## Problem to work on
Skip all pictures, then copy the lines from the start of the data through the line with "607, 602, 601];", keeping both ends.

================

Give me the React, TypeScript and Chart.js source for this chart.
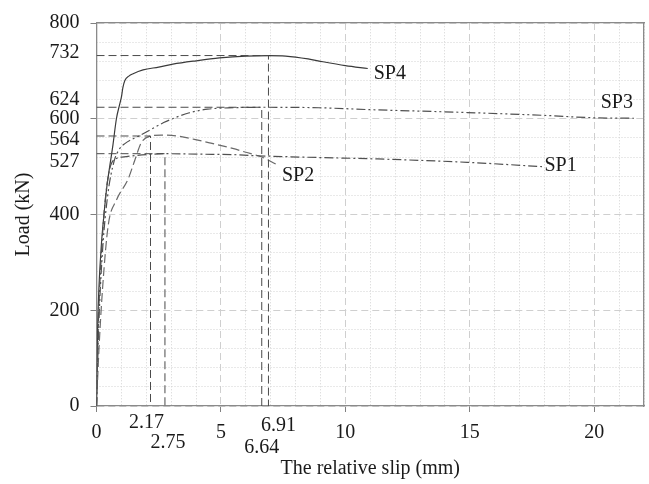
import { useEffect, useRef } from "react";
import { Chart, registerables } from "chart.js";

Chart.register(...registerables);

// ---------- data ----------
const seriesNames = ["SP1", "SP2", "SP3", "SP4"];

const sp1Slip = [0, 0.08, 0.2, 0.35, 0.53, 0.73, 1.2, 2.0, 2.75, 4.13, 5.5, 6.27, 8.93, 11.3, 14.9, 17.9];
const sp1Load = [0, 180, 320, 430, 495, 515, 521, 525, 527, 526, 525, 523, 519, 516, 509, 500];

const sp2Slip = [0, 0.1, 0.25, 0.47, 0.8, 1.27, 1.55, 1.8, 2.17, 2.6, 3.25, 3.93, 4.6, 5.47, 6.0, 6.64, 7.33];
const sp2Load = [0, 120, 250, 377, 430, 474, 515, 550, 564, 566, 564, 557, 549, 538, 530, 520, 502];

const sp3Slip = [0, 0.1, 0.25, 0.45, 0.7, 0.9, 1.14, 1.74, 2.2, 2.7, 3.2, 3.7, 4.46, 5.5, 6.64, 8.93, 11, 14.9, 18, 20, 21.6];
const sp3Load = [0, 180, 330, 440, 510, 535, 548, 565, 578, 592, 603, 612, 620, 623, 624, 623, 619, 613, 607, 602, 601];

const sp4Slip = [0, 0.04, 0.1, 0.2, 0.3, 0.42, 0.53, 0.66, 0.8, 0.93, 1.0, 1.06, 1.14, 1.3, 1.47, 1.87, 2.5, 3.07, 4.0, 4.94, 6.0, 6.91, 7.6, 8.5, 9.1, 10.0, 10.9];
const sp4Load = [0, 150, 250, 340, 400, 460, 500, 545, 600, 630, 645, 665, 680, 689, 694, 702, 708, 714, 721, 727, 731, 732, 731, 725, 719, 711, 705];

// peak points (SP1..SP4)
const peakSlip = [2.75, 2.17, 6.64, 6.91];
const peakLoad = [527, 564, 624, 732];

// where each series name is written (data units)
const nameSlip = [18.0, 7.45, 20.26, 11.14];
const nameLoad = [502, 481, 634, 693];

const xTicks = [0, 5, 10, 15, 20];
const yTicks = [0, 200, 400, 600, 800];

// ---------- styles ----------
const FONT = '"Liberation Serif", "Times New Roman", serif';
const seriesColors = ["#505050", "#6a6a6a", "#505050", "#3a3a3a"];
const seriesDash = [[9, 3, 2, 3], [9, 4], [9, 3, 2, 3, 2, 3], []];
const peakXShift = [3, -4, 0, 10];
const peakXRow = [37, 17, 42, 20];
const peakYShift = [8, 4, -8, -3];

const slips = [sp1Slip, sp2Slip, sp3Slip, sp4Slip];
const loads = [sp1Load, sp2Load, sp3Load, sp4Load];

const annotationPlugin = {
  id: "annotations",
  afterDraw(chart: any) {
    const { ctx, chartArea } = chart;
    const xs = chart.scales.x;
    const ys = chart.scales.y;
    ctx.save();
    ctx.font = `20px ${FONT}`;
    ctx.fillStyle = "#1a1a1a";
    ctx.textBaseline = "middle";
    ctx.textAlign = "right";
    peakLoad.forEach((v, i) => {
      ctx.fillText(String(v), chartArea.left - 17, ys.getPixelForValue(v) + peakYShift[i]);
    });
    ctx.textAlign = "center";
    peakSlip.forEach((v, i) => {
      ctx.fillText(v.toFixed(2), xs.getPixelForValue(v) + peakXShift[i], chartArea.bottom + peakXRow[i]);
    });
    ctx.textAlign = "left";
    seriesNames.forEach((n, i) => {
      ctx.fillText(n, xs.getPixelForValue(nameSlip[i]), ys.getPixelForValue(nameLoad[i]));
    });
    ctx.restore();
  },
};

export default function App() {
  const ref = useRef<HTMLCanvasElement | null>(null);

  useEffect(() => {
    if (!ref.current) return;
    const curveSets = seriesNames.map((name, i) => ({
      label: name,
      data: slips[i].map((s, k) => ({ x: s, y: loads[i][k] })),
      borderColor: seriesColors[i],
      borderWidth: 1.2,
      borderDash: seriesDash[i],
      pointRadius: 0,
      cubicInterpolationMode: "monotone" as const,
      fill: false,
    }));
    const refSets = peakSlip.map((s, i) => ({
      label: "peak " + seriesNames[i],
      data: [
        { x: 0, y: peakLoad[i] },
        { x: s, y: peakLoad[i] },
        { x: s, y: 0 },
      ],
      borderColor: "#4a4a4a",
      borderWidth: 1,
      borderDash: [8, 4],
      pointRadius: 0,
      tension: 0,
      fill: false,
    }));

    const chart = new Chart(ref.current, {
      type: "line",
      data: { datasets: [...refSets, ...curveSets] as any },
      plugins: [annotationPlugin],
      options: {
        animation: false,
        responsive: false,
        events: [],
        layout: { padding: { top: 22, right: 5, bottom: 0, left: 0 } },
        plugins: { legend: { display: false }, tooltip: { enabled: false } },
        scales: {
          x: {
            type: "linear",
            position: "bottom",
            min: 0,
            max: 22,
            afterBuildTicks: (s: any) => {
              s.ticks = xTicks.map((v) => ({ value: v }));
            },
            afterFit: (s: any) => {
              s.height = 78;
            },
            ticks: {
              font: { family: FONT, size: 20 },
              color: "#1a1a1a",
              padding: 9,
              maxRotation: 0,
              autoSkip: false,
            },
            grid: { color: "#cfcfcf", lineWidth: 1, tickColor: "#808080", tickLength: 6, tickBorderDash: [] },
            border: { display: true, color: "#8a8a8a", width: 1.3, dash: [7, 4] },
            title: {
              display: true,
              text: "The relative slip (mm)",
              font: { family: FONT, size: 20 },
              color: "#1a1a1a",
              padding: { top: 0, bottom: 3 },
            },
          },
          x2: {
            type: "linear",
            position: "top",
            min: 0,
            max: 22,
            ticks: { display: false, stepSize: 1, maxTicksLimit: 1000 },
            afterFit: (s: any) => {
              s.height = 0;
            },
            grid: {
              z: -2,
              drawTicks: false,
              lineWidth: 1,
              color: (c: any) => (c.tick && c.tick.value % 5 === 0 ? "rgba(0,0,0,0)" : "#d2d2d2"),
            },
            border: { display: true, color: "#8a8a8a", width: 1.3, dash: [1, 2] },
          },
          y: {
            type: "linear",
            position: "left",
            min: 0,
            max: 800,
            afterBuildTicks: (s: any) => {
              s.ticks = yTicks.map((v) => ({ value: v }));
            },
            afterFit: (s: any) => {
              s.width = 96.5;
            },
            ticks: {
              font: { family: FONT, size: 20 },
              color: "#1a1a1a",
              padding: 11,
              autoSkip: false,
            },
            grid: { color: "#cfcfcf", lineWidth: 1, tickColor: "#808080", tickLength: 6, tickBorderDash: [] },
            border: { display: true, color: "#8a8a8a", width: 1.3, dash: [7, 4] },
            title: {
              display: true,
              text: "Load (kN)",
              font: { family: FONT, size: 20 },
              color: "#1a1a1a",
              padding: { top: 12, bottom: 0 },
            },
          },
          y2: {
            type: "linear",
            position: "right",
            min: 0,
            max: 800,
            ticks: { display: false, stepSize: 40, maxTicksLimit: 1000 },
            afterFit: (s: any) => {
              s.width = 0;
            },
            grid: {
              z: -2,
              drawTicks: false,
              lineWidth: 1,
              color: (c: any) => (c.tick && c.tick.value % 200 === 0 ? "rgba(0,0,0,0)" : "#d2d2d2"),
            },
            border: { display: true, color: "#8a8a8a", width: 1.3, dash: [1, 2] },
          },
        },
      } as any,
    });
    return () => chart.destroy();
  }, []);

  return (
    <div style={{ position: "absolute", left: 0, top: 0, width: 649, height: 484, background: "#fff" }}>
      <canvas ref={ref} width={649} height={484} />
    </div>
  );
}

================

## The answer
Give me the React, TypeScript and Chart.js source for this chart.
import { useEffect, useRef } from "react";
import { Chart, registerables } from "chart.js";

Chart.register(...registerables);

// ---------- data ----------
const seriesNames = ["SP1", "SP2", "SP3", "SP4"];

const sp1Slip = [0, 0.08, 0.2, 0.35, 0.53, 0.73, 1.2, 2.0, 2.75, 4.13, 5.5, 6.27, 8.93, 11.3, 14.9, 17.9];
const sp1Load = [0, 180, 320, 430, 495, 515, 521, 525, 527, 526, 525, 523, 519, 516, 509, 500];

const sp2Slip = [0, 0.1, 0.25, 0.47, 0.8, 1.27, 1.55, 1.8, 2.17, 2.6, 3.25, 3.93, 4.6, 5.47, 6.0, 6.64, 7.33];
const sp2Load = [0, 120, 250, 377, 430, 474, 515, 550, 564, 566, 564, 557, 549, 538, 530, 520, 502];

const sp3Slip = [0, 0.1, 0.25, 0.45, 0.7, 0.9, 1.14, 1.74, 2.2, 2.7, 3.2, 3.7, 4.46, 5.5, 6.64, 8.93, 11, 14.9, 18, 20, 21.6];
const sp3Load = [0, 180, 330, 440, 510, 535, 548, 565, 578, 592, 603, 612, 620, 623, 624, 623, 619, 613, 607, 602, 601];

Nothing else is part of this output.